SINGAPORE, Jan 30 (Reuters): Oil prices rose on Wednesday as concerns about supply disruptions following U.S. sanctions on Venezuela’s oil industry outweighed downward pressure from a darkening outlook for the global economy.
U.S. West Texas Intermediate (WTI) crude futures were at $53.54 per barrel at 0455 GMT, up 23 cents, or 0.4 percent, above their last settlement.
International Brent crude oil futures rose 37 cents, or 0.6 percent, to $61.69 per barrel.
The gains followed a 2 percent price jump in the previous session, when markets first digested the U.S. sanctions on Venezuela’s oil exports.
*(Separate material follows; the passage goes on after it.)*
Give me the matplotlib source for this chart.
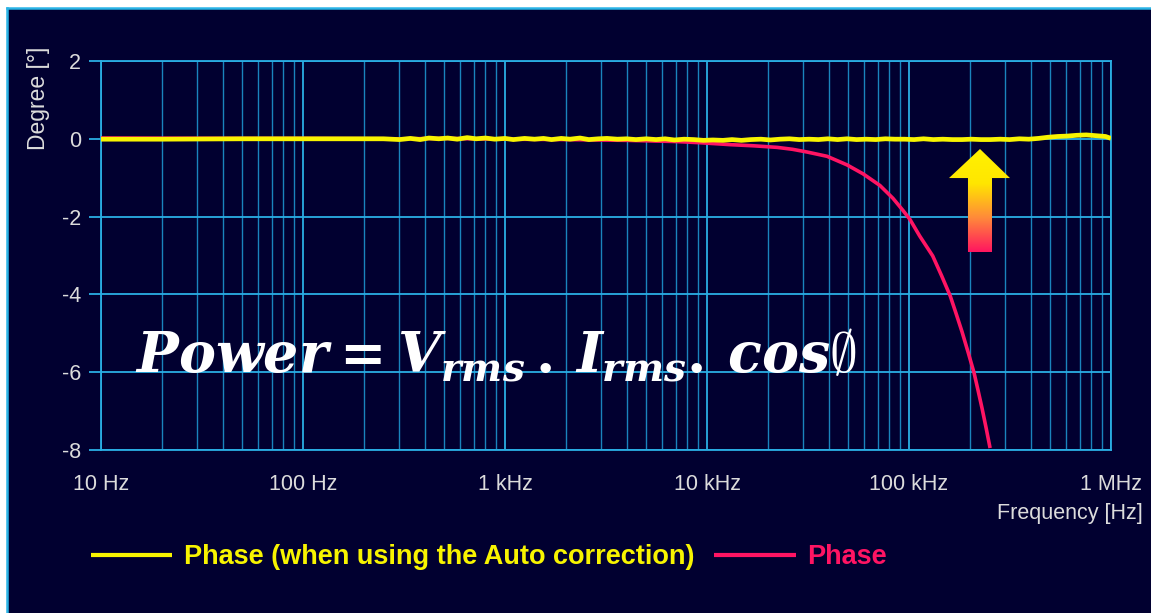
import numpy as np
import matplotlib
matplotlib.use('Agg')
import matplotlib.pyplot as plt
from matplotlib.colors import LinearSegmentedColormap
from matplotlib.lines import Line2D
from matplotlib.patches import Rectangle, Polygon
from matplotlib.ticker import FixedLocator, FixedFormatter, LogLocator, NullFormatter

# ---- data ----
FREQ_AUTO = [
    10, 20, 50, 100, 200, 250,
    300, 340, 380, 420, 470, 520, 580, 650, 720, 800, 890, 1000,
    1100, 1250, 1400, 1550, 1700, 1900, 2100, 2350, 2600, 2900, 3200,
    3600, 4000, 4450, 5000, 5600, 6200, 6900, 7700, 8600, 9600,
    10700, 12000, 13300, 14800, 16500, 18500, 20600, 23000, 25600, 28600,
    32000, 35600, 39700, 44300, 49400, 55000, 61400, 68500, 76400, 85200,
    95000,
    106000, 118000, 132000, 147000, 164000, 183000, 204000, 227000,
    253000, 283000, 315000, 352000, 392000, 437000, 488000, 544000,
    607000, 677000, 755000, 842000, 939000, 1000000,
]
PHASE_AUTO = [
    -0.01, -0.01, 0.0, 0.0, 0.0, 0.0,
    -0.02, 0.01, -0.02, 0.02, 0.0, 0.02, -0.01, 0.03, 0.0, 0.02, -0.01, 0.01,
    -0.02, 0.01, -0.01, 0.01, -0.02, 0.01, -0.01, 0.02, -0.02, 0.0, 0.01,
    -0.01, 0.0, -0.02, 0.0, -0.02, 0.0, -0.03, -0.01, -0.02, -0.04,
    -0.03, -0.04, -0.02, -0.04, -0.02, -0.01, -0.03, -0.01, 0.0, -0.02,
    -0.01, -0.02, 0.0, -0.02, 0.0, -0.02, -0.01, -0.02, 0.0, -0.01,
    -0.01,
    -0.02, 0.0, -0.02, -0.01, -0.02, -0.02, -0.01, -0.02,
    -0.02, -0.01, -0.02, 0.0, -0.01, 0.01, 0.04, 0.06,
    0.07, 0.09, 0.10, 0.08, 0.06, 0.01,
]

FREQ_RAW = [
    10, 50, 100, 300, 500, 1000, 2000, 4000, 7000, 9200, 13000, 17000,
    22200, 26500, 31300, 39300, 49300, 59200, 71800, 83300, 93300, 101000,
    113000, 131000, 145000, 160000, 171000, 183000, 196000, 210000,
    220000, 230000, 241000, 252000,
]
PHASE_RAW = [
    0.02, 0.01, 0.01, 0.0, 0.01, -0.01, -0.02, -0.04, -0.07, -0.10, -0.15, -0.18,
    -0.22, -0.27, -0.34, -0.45, -0.67, -0.90, -1.20, -1.53, -1.84, -2.07,
    -2.50, -3.01, -3.52, -4.04, -4.49, -4.96, -5.48, -6.02,
    -6.48, -6.93, -7.44, -7.95,
]

X_TICKS = [10, 100, 1e3, 1e4, 1e5, 1e6]
X_LABELS = ['10 Hz', '100 Hz', '1 kHz', '10 kHz', '100 kHz', '1 MHz']
Y_TICKS = [-8, -6, -4, -2, 0, 2]
Y_LABELS = ['-8', '-6', '-4', '-2', '0', '2']

LABEL_AUTO = 'Phase (when using the Auto correction)'
LABEL_RAW = 'Phase'

BG = '#010030'
TXT = '#dcdcdc'
GRID_MAJ = '#2aaee4'
GRID_MIN = '#1a84bd'
YELLOW = '#f8f400'
RED = '#ff1463'

plt.rcParams['font.family'] = ['Liberation Sans', 'DejaVu Sans']
plt.rcParams['axes.unicode_minus'] = False
plt.rcParams['mathtext.fontset'] = 'custom'
plt.rcParams['mathtext.it'] = 'DejaVu Serif:italic:bold'
plt.rcParams['mathtext.rm'] = 'DejaVu Serif:bold'
plt.rcParams['mathtext.bf'] = 'DejaVu Serif:bold'

W, H = 1151, 613
fig = plt.figure(figsize=(W / 100, H / 100), dpi=100, facecolor='white')

# dark panel with cyan top/left edge
fig.patches.append(Rectangle((7 / W, 0), 1, 1 - 8 / H, transform=fig.transFigure,
                             facecolor=BG, edgecolor='none', zorder=-5))
fig.add_artist(Line2D([7 / W, 1], [1 - 8 / H, 1 - 8 / H], transform=fig.transFigure,
                      color='#2ab4e6', lw=1.8, zorder=-4))
fig.add_artist(Line2D([7 / W, 7 / W], [0, 1 - 8 / H], transform=fig.transFigure,
                      color='#2ab4e6', lw=1.8, zorder=-4))

ax = fig.add_axes([101 / W, 1 - 450 / H, 1010 / W, 389 / H])
ax.set_facecolor(BG)
ax.set_xscale('log')

l_raw, = ax.plot(FREQ_RAW, PHASE_RAW, color=RED, lw=2.6, zorder=3,
                 solid_capstyle='butt')
l_auto, = ax.plot(FREQ_AUTO, PHASE_AUTO, color=YELLOW, lw=3.4, zorder=4,
                  solid_capstyle='butt')

ax.set_xlim(10, 1e6)
ax.set_ylim(-8, 2)
ax.xaxis.set_major_locator(FixedLocator(X_TICKS))
ax.xaxis.set_major_formatter(FixedFormatter(X_LABELS))
ax.xaxis.set_minor_locator(LogLocator(base=10, subs=np.arange(2, 10)))
ax.xaxis.set_minor_formatter(NullFormatter())
ax.yaxis.set_major_locator(FixedLocator(Y_TICKS))
ax.yaxis.set_major_formatter(FixedFormatter(Y_LABELS))

ax.grid(True, which='major', color=GRID_MAJ, lw=1.3)
ax.grid(True, which='minor', axis='x', color=GRID_MIN, lw=1.0)
ax.set_axisbelow(True)
for sp in ax.spines.values():
    sp.set_color(GRID_MAJ)
    sp.set_linewidth(1.3)

ax.tick_params(axis='x', which='both', length=0, pad=17, labelsize=15.5,
               labelcolor=TXT)
ax.tick_params(axis='y', which='major', length=8.5, width=1.3, color=GRID_MAJ,
               pad=6, labelsize=15.5, labelcolor=TXT)

fig.text(38 / W, 1 - 98 / H, 'Degree [°]', rotation=90, ha='center', va='center',
         fontsize=16.5, color=TXT)
fig.text(1143 / W, 1 - 514 / H, 'Frequency [Hz]', ha='right', va='center',
         fontsize=15.5, color=TXT)

# formula
fig.text(135 / W, 1 - 372 / H,
         r'$Power = V_{rms}\,.\,I_{rms}.\,cos\emptyset$',
         ha='left', va='baseline', fontsize=40, color='white', zorder=10)

# gradient arrow
ax_arr = fig.add_axes([949 / W, 1 - 252 / H, 61 / W, 103 / H])
ax_arr.set_axis_off()
ax_arr.set_xlim(0, 1)
ax_arr.set_ylim(0, 1)
cmap = LinearSegmentedColormap.from_list('arr', ['#ff1560', '#ff8a3a', '#ffe600', '#fff200'])
grad = np.linspace(0, 1, 256).reshape(-1, 1)
im = ax_arr.imshow(grad, extent=[0, 1, 0, 1], origin='lower', aspect='auto', cmap=cmap)
shape = Polygon([(0.311, 0), (0.705, 0), (0.705, 0.718), (1, 0.718), (0.508, 1),
                 (0, 0.718), (0.311, 0.718)], closed=True, transform=ax_arr.transAxes,
                facecolor='none', edgecolor='none')
ax_arr.add_patch(shape)
im.set_clip_path(shape)

# legend
leg = fig.legend([l_auto, l_raw], [LABEL_AUTO, LABEL_RAW], loc='center left',
                 bbox_to_anchor=(91 / W, 1 - 557 / H), bbox_transform=fig.transFigure,
                 ncol=2, frameon=False, borderpad=0, borderaxespad=0,
                 handlelength=3.0, handletextpad=0.42, columnspacing=0.75,
                 prop={'weight': 'bold', 'size': 19.5})
for txt, c in zip(leg.get_texts(), [YELLOW, RED]):
    txt.set_color(c)
for ln in leg.get_lines():
    ln.set_linewidth(3.0)

fig.savefig('out.png', dpi=100, facecolor='white')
Washington on Monday announced export sanctions against state-owned oil firm Petroleos de Venezuela SA (PDVSA), limiting transactions between U.S. companies that do business with Venezuela through purchases of crude oil and sales of refined products.
“The sanctions so far have been mostly disruptive for refiners on the U.S. Gulf Coast, who are being forced to seek alternative heavy crude supplies, and have stepped up purchases from Canada,” said Vandana Hari of Vanda Insights, an energy consultancy.
She added, however, that Canadian oil exports would be “constrained by pipeline capacity bottlenecks.
The sanctions aim to freeze sale proceeds from PDVSA’s exports of roughly 500,000 barrels per day (bpd) of crude oil to the United States.
Although the move pushed up oil prices, markets appeared relatively relaxed as the sanctions only affect Venezuelan supply to the United States.
“The (Venezuelan) export volumes will not be eliminated from the market, but rather rerouted to other countries,” said Paola Rodriguez-Masiu, an analyst at consultancy Rystad Energy.
With the United States dropping out as a customer for Venezuelan oil, she added that “China and India … will be able to pick up these oil volumes at great discounts.”
Despite this, some analysts said that non-U.S. oil trading firms with operations in the United States may still avoid dealing with Venezuelan oil.
The Schork Report, a daily oil and gas trading publication, said on Wednesday that many “international oil traders … have significant trading operations in the U.S. … At least in the short-term, these traders will undoubtedly quit buying from Venezuela until such a time that they are assured that they are not running afoul of U.S. sanctions.”
Other analysts also pointed to economic weakness as countering supply-side efforts to tighten the market such as the voluntary supply restraint by the Organization of the Petroleum Exporting Countries (OPEC).
“Pulling in the opposite (oil price) direction are heightened concerns about global growth, particularly that of China,” said Ole Hansen, head of commodity strategy at Denmark’s Saxo Bank.
Global economic growth and fuel consumption are expected to slow this year amid a trade dispute between the United States and China, the world’s two biggest economies.
Officials from Washington and Beijing are set to launch a new round of trade talks on Wednesday aimed at resolving their disputes amid which both sides have slapped hefty import tariffs on each other’s goods.